La gentilezza è proprio così: una parola, un sorriso, una fiamma sul viso, gesti leggeri e segretissime malinconie travestite da allegrie. Difficile trovare una definizione migliore a mio avviso. La gentilezza è nel sorriso. Ce lo ricorda anche la poesia “Sorriso” di Alda Merini; la celebre poetessa ci ricorda che il nostro sorriso ha il potere di diffondere amore e gioia, di essere come “un bacio di mamma, un battito d’ali, un raggio di sole per tutti.” È vero, un sorriso, così come un gesto di gentilezza possono influenzare positivamente la vita delle persone che incontriamo. C. Rogers, famoso psicoterapeuta, ha sempre incentrato la sua convinzione nella dimensione umana della cura, ponendo tra i capisaldi la gentilezza, modo normale e speciale che accoglie l’altro, che non è giudicante, che mette a proprio agio l’interlocutore, che favorisce un’interazione sana ed è propedeutica ad una relazione produttiva e costruttiva. Se poi la gentilezza è inaspettata, diviene un agente potente e funzionale al cambiamento umano. Essere gentili è un valore e ha valore!

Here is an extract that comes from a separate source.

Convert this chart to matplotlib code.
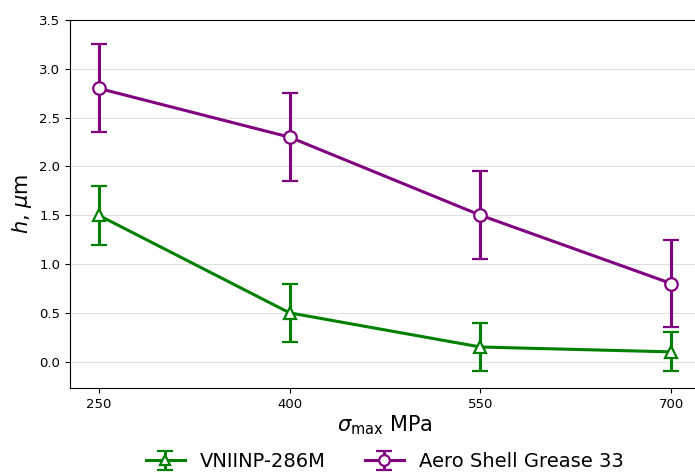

I modi cortesi attirano le persone e sono apprezzati da tutti, sia sul piano pratico (quotidiano, nel campo degli affari, nel commercio, ecc.), sia su quello spirituale. Il greco “Chréstotes”, reso in italiano con la parola gentilezza, contiene una molteplicità di significati: non volere causare agli altri ferite o dolore; essere disponibili verso chi è nel bisogno e soprattutto verso i poveri e gli indifesi; essere cortesi nei modi. Oltre al significato di cortesia che noi attribuiamo al termine, nell’originale greco è implicito quello della spinta interiore ad adoperarsi per gli altri.

Se riuscissimo ad essere meno individualisti, saremmo in grado di aprirci alla gentilezza. Spostare lo sguardo dall’Io al Tu richiede uno sforzo di gran lunga maggiore del mero donarsi. Si può dare senza donarsi, ma se si guarda davvero l’altro, lo si può incontrare in profondità, ci si può donare davvero e la gentilezza può rischiare di non essere più una scelta ma un modo di essere. Diviene, così, ab acto ad habitum, da un semplice atto ad un abito, che portiamo con noi senza il bisogno di cambiarlo perché costitutivo della nostra essenza. E allora in questo habitum incontriamo il bene, ne facciamo esperienza all’interno di noi stessi espandendolo alla persona che incontriamo, dando il via a piccoli gesti che spesso possono essere testimonianza per alcuni, inizio di mutamento per altri. Son gesti che segnano. Ne esistono tanti. Ci sono, ad esempio, sguardi che modificano alcune giornate, ci sono abbracci che modificano l’umore, ci sono gesti che cambiano letteralmente una vita. In tali gesti non può mancare la gentilezza in quanto essa è essenza di un modus che qualcuno scambia per compiacenza, debolezza, servilismo e che invece ha in sé una bellezza che potremmo provare a riscoprire già a partire da oggi. Sì, anche in questo mondo che ci appare stanco e immerso in guerre di ogni tipo. Si tratta di scegliere se essere umani o no. Per esserlo bisogna ritornare ad amare. La gentilezza è un’espressione alta d’amore. Dante ci ricorda: “Amor, ch’al cor gentil ratto s’apprende”, ovvero l’amore, che divampa in un attimo nel cuore gentile, è una forza potentissima, che supera la volontà dell’individuo e vince tutte le resistenze. Si apre alla bellezza che valica ogni confine. Siamo disposti a tale coraggio? Essere gentili oggi è difficile. All’inizio di ogni nostra giornata, facciamo colazione con i gesti che appartengono al cuore, vestiamoci di quell’ habitum che ci ricorda del nostro essere umani e fratelli. Allora sì che potremo vivere relazioni piene, capaci di lasciare il segno in noi e nell’altro. Che gentilezza sia allora: ab acto ad habitum!